The president's remarks came on the same day the Guardian, via a top-secret document that came from former National Security Agency system administrator Edward Snowden, confirmed prior reports that the government has a secret backdoor, under a legal authority, that allows it to search for emails and phone calls of U.S. citizens without a warrant.

The first initiative will seek "appropriate reforms" to Section 215 of the Patriot Act, which deals with the government collecting data from Americans' phone calls.

"After having a dialogue with members of Congress and civil libertarians, I believe that there are steps we can take to give the American people additional confidence that there are additional safeguards against abuse. For instance, we can take steps to put in place greater oversight, greater transparency and constraints on the use of this authority," he said. The Obama administration published today a white paper, titled "Bulk Collection of Telephony Metadata Under Section 215 of the USA Patriot Act."

Secondly, Obama said he would work with Congress to improve the public's confidence in the oversight conducted by the Foreign Intelligence Surveillance Court, which provides judicial review of intelligence activities.

"To build greater confidence, I think we should consider some additional changes to the FISC. One of the concerns that people raise is that a judge reviewing a request from the government to conduct programmatic surveillance only hears one side of the story, may tilt it too far in favor of security, may not pay enough attention to liberty," he said. "And while I've got confidence in the court and I think they've done a fine job, I think we can provide greater assurances that the court is looking at these issues from both perspectives -- security and privacy. So specifically, we can take steps to make sure civil liberties concerns have an independent voice, in appropriate cases, by ensuring that the government's position is challenged by an adversary."

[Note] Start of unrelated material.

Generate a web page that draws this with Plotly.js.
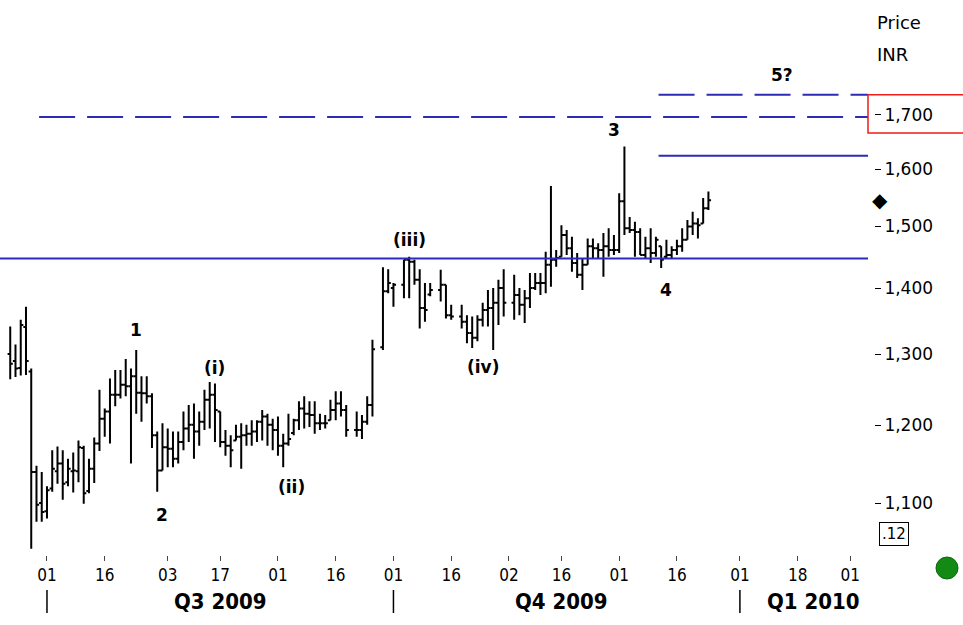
<!DOCTYPE html>
<html><head><meta charset="utf-8">
<script src="https://cdn.plot.ly/plotly-3.0.1.min.js"></script>
<style>html,body{margin:0;padding:0;background:#fff;}#chart{width:963px;height:625px;}</style>
</head><body><div id="chart"></div>
<script>
// ---- data (daily OHLC, INR) ----
const dates = [
'2009-06-22','2009-06-23','2009-06-24','2009-06-25','2009-06-26','2009-06-29','2009-06-30',
'2009-07-01','2009-07-02','2009-07-03','2009-07-06','2009-07-07','2009-07-08','2009-07-09','2009-07-10',
'2009-07-13','2009-07-14','2009-07-15','2009-07-16','2009-07-17','2009-07-20','2009-07-21','2009-07-22','2009-07-23','2009-07-24',
'2009-07-27','2009-07-28','2009-07-29','2009-07-30','2009-07-31',
'2009-08-03','2009-08-04','2009-08-05','2009-08-06','2009-08-07','2009-08-10','2009-08-11','2009-08-12','2009-08-13','2009-08-14',
'2009-08-17','2009-08-18','2009-08-19','2009-08-20','2009-08-21','2009-08-24','2009-08-25','2009-08-26','2009-08-27','2009-08-28','2009-08-31',
'2009-09-01','2009-09-02','2009-09-03','2009-09-04','2009-09-07','2009-09-08','2009-09-09','2009-09-10','2009-09-11',
'2009-09-14','2009-09-15','2009-09-16','2009-09-17','2009-09-18','2009-09-22','2009-09-23','2009-09-24','2009-09-25',
'2009-09-29','2009-09-30','2009-10-01','2009-10-05','2009-10-06','2009-10-07','2009-10-08','2009-10-09',
'2009-10-12','2009-10-14','2009-10-15','2009-10-16','2009-10-20','2009-10-21','2009-10-22','2009-10-23',
'2009-10-26','2009-10-27','2009-10-28','2009-10-29','2009-10-30','2009-11-03','2009-11-04','2009-11-05','2009-11-06',
'2009-11-09','2009-11-10','2009-11-11','2009-11-12','2009-11-13','2009-11-16','2009-11-17','2009-11-18','2009-11-19','2009-11-20',
'2009-11-23','2009-11-24','2009-11-25','2009-11-26','2009-11-27','2009-11-30','2009-12-01','2009-12-02','2009-12-03','2009-12-04',
'2009-12-07','2009-12-08','2009-12-09','2009-12-10','2009-12-11','2009-12-14','2009-12-15','2009-12-16','2009-12-17','2009-12-18',
'2009-12-21','2009-12-22','2009-12-23','2009-12-24'];
const openP = [
1300,1290,1280,1340,1275,1139,1100,
1090,1118,1140,1150,1126,1140,1140,1170,
1115,1143,1176,1209,1219,1242,1242,1256,1254,1268,
1245,1244,1240,1187,1141,
1171,1169,1156,1178,1196,1201,1192,1205,1235,1242,
1219,1178,1173,1180,1185,1187,1189,1192,1205,1212,1201,
1194,1173,1176,1190,1207,1223,1216,1214,1203,
1203,1207,1221,1230,1221,1194,1194,1205,1228,
1310,1395,1400,1405,1445,1442,1413,1369,
1390,1397,1405,1358,1356,1348,1331,1324,
1351,1366,1369,1377,1400,1377,1389,1374,1384,
1400,1408,1408,1437,1445,1450,1486,1464,1440,1421,
1437,1467,1464,1461,1467,1461,1461,1543,1497,1494,
1491,1453,1464,1456,1467,1450,1453,1461,1467,1478,
1500,1505,1505,1531];
const highP = [
1341,1314,1351,1371,1279,1147,1139,
1121,1167,1172,1167,1156,1164,1180,1173,
1156,1184,1249,1223,1265,1277,1277,1293,1279,1306,
1268,1268,1244,1192,1203,
1196,1192,1192,1219,1228,1230,1219,1249,1260,1258,
1219,1194,1187,1201,1203,1201,1207,1207,1221,1216,1209,
1212,1189,1216,1209,1233,1240,1233,1233,1216,
1214,1235,1247,1247,1228,1219,1214,1240,1321,
1433,1430,1408,1445,1450,1445,1430,1408,
1408,1429,1405,1374,1374,1358,1356,1358,
1377,1397,1400,1413,1430,1421,1400,1397,1424,
1424,1424,1458,1570,1461,1502,1494,1483,1456,1448,
1480,1480,1472,1489,1497,1486,1557,1641,1516,1508,
1497,1483,1497,1483,1467,1478,1467,1478,1497,1511,
1525,1514,1549,1560];
const lowP = [
1264,1267,1269,1270,1045,1077,1077,
1081,1114,1124,1104,1121,1113,1126,1099,
1112,1125,1166,1185,1176,1226,1237,1240,1150,1216,
1205,1230,1170,1114,1141,
1145,1145,1150,1167,1178,1156,1173,1194,1196,1178,
1171,1160,1145,1180,1143,1173,1173,1178,1180,1173,1167,
1160,1145,1173,1187,1194,1196,1198,1189,1194,
1196,1207,1207,1212,1185,1185,1182,1201,1212,
1306,1392,1371,1384,1384,1405,1338,1348,
1387,1379,1353,1351,1338,1316,1309,1319,
1341,1341,1306,1343,1356,1351,1358,1346,1369,
1397,1389,1392,1402,1434,1450,1453,1426,1416,1397,
1437,1448,1448,1418,1450,1453,1456,1486,1489,1450,
1453,1448,1440,1450,1432,1448,1448,1453,1458,1478,
1486,1480,1505,1528];
const closeP = [
1286,1279,1343,1290,1139,1098,1089,
1116,1143,1150,1124,1143,1141,1171,1112,
1143,1176,1209,1219,1242,1242,1256,1254,1268,1245,
1244,1240,1187,1141,1171,
1169,1156,1178,1196,1201,1192,1205,1235,1242,1221,
1178,1173,1167,1185,1187,1189,1192,1205,1212,1201,1194,
1173,1176,1182,1207,1223,1216,1214,1203,1203,
1203,1221,1230,1221,1194,1194,1205,1228,1307,
1395,1408,1405,1445,1442,1413,1369,1366,
1397,1405,1358,1356,1348,1331,1324,1351,
1366,1369,1377,1400,1377,1389,1374,1384,1400,
1408,1408,1437,1445,1448,1486,1464,1440,1421,1437,
1467,1464,1461,1467,1461,1461,1543,1497,1494,1491,
1453,1464,1456,1478,1445,1453,1461,1467,1478,1500,
1505,1502,1531,1545];

// axis ticks
const xTickDates = ['2009-07-01','2009-07-16','2009-08-03','2009-08-17','2009-09-01','2009-09-16','2009-10-01','2009-10-16','2009-11-02','2009-11-16','2009-12-01','2009-12-16','2010-01-01','2010-01-18','2010-02-01'];
const xTickText = ['01','16','03','17','01','16','01','16','02','16','01','16','01','18','01'];
const yTickVals = [1100,1200,1300,1400,1500,1600,1700];
const yTickText = ['1,100','1,200','1,300','1,400','1,500','1,600','1,700'];

// quarter band
const quarterLabels = ['Q3 2009','Q4 2009','Q1 2010'];
const quarterStarts = ['2009-07-01','2009-10-01','2010-01-01'];
const quarterLabelAt = ['2009-08-17','2009-11-16','2010-01-21'];

// Elliott wave labels
const waveLabels = ['1','2','(i)','(ii)','(iii)','(iv)','3','4','5?'];
const waveDates = ['2009-07-24 12:00','2009-07-31 12:00','2009-08-14 12:00','2009-09-04 00:00','2009-10-06 12:00','2009-10-26 12:00','2009-11-30 12:00','2009-12-14 12:00','2010-01-13 12:00'];
const wavePrices = [1336,1085,1280,1120,1478,1282,1672,1397,1778];

// horizontal levels
const fullLevels = [1447, 1696];
const fullLevelDash = ['solid', 'dash'];
const fullLevelStart = ['2009-06-01 00:00', '2009-06-30 00:00'];
const shortLevels = [1624, 1739];
const shortLevelDash = ['solid', 'dash'];
const shortLevelStart = '2009-12-11 00:00';
const highlightBox = [1666, 1739];

// ---- layout helpers (pixel -> paper) ----
const PW = 874, PH = 555, DATA_RIGHT = 868;
const px = x => x / PW;
const py = y => (PH - y) / PH;
const BLUE = '#2b2bb6';

const noon = d => d + ' 12:00';

const trace = {
  type: 'ohlc',
  x: dates.map(noon),
  open: openP, high: highP, low: lowP, close: closeP,
  increasing: {line: {color: '#000', width: 2}},
  decreasing: {line: {color: '#000', width: 2}},
  tickwidth: 0.5,
  hoverinfo: 'skip',
  showlegend: false
};

const shapes = [];
fullLevels.forEach((v, i) => shapes.push({
  type: 'line', xref: 'x', yref: 'y', x0: fullLevelStart[i], x1: '2010-03-01', y0: v, y1: v,
  line: {color: BLUE, width: 2, dash: fullLevelDash[i] === 'dash' ? '36px,12px' : 'solid'}
}));
shortLevels.forEach((v, i) => shapes.push({
  type: 'line', xref: 'x', yref: 'y', x0: shortLevelStart, x1: '2010-03-01', y0: v, y1: v,
  line: {color: BLUE, width: 2, dash: shortLevelDash[i] === 'dash' ? '36px,12px' : 'solid'}
}));
shapes.push({type: 'rect', xref: 'paper', yref: 'y', x0: px(DATA_RIGHT), x1: 1.2,
  y0: highlightBox[0], y1: highlightBox[1], line: {color: '#ee1c1c', width: 1.5}, fillcolor: 'rgba(0,0,0,0)'});
quarterStarts.forEach(d => shapes.push({
  type: 'line', xref: 'x', yref: 'paper', x0: noon(d), x1: noon(d), y0: py(590), y1: py(613),
  line: {color: '#000', width: 1.5}
}));
shapes.push({type: 'circle', xref: 'paper', yref: 'paper', xsizemode: 'pixel', ysizemode: 'pixel',
  xanchor: px(947), yanchor: py(568), x0: -11, x1: 11, y0: -11, y1: 11,
  fillcolor: '#138a13', line: {color: '#0b6a0b', width: 1}});

const annotations = [];
waveLabels.forEach((t, i) => annotations.push({
  xref: 'x', yref: 'y', x: waveDates[i], y: Math.log10(wavePrices[i]), text: t, showarrow: false,
  xanchor: 'center', yanchor: 'middle',
  font: {family: 'DejaVu Sans', size: 17, color: '#000', weight: 'bold'}
}));
quarterLabels.forEach((t, i) => annotations.push({
  xref: 'x', yref: 'paper', x: noon(quarterLabelAt[i]), y: py(601), text: '<b>' + t + '</b>', showarrow: false,
  xanchor: 'center', yanchor: 'middle',
  font: {family: 'Liberation Sans Narrow, DejaVu Sans Condensed, Arial Narrow, sans-serif', size: 22, color: '#000'}
}));
annotations.push({xref: 'paper', yref: 'paper', x: px(875), y: py(22), text: 'Price', showarrow: false,
  xanchor: 'left', yanchor: 'middle', font: {family: 'DejaVu Sans', size: 18, color: '#000'}});
annotations.push({xref: 'paper', yref: 'paper', x: px(875), y: py(55), text: 'INR', showarrow: false,
  xanchor: 'left', yanchor: 'middle', font: {family: 'DejaVu Sans', size: 18, color: '#000'}});
annotations.push({xref: 'paper', yref: 'y', x: px(880), y: Math.log10(closeP[closeP.length - 1]), text: '\u25C6', showarrow: false,
  xanchor: 'center', yanchor: 'middle', font: {family: 'DejaVu Sans', size: 20, color: '#000'}});
annotations.push({xref: 'paper', yref: 'paper', x: px(894), y: py(534), text: '.12', showarrow: false,
  xanchor: 'center', yanchor: 'middle', bordercolor: '#000', borderwidth: 1, borderpad: 2, bgcolor: '#fff',
  font: {family: 'DejaVu Sans', size: 15, color: '#000'}});

const layout = {
  width: 963, height: 625,
  margin: {l: 0, r: 963 - PW, t: 0, b: 625 - PH, pad: 0},
  paper_bgcolor: '#fff', plot_bgcolor: '#fff',
  showlegend: false,
  xaxis: {
    type: 'date', domain: [0, DATA_RIGHT / PW],
    range: ['2009-06-18 13:12', '2010-02-04 21:36'],
    rangebreaks: [{bounds: ['sat', 'mon']}],
    rangeslider: {visible: false},
    tickmode: 'array', tickvals: xTickDates.map(noon), ticktext: xTickText,
    ticks: 'outside', ticklen: 5, tickwidth: 1, tickcolor: '#444',
    showgrid: false, zeroline: false, showline: false,
    tickfont: {family: 'Liberation Sans Narrow, DejaVu Sans Condensed, Arial Narrow, sans-serif', size: 17, color: '#000'}
  },
  yaxis: {
    type: 'log', side: 'right', anchor: 'free', position: 1,
    range: [Math.log10(1037.7), Math.log10(1934)],
    tickmode: 'array', tickvals: yTickVals, ticktext: yTickText,
    ticks: 'outside', ticklen: 6, tickwidth: 1, tickcolor: '#000',
    showgrid: false, zeroline: false, showline: false,
    tickfont: {family: 'DejaVu Sans', size: 17, color: '#000'}
  },
  shapes: shapes,
  annotations: annotations
};

Plotly.newPlot('chart', [trace], layout, {staticPlot: true, displayModeBar: false});
</script>
</body></html>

Third, the president is directing the intelligence community to make more information public about its spying programs. "We've already declassified unprecedented information about the NSA, but we can go further. So at my direction, the Department of Justice will make public the legal rationale for the government's collection activities under Section 215 of the Patriot Act," Obama said.

The NSA is also planning to have a full-time civil liberties and privacy officer and a Web site to further transparency. "This will give Americans and the world the ability to learn more about what our intelligence community does and what it doesn't do, how it carries out its mission and why it does so," he said.

Fourth, Obama will work with a group of outside experts to review intelligence and communications technologies. "We need new thinking for a new era. We now have to unravel terrorist plots by finding a needle in a haystack of global telecommunications, and meanwhile technology has given governments, including our own, unprecedented capability to monitor communications," he said.

An independent group will review U.S. capabilities, with a focus on surveillance technologies, to come up with ways to build the trust of the American people. The group will file an interim report in 60 days and a final report by the end of year.

The press conference followed a meeting Thursday between Obama and several tech executives, including Apple CEO Tim Cook, AT&T CEO Randall Stephenson, and Google computer scientist Vint Cerf, to discuss surveillance and privacy issues and the role of technology.

NSA Director Keith Alexander announced Thursday that the spy agency plans to automate more of its security infrastructure with a goal of eliminating 90 percent of the estimated 1,000 system administrators who have access to the kind of secret information that was exposed by Edward Snowden.

The president and his family leave for a 9-day vacation at Martha's Vineyard, Mass., on Saturday.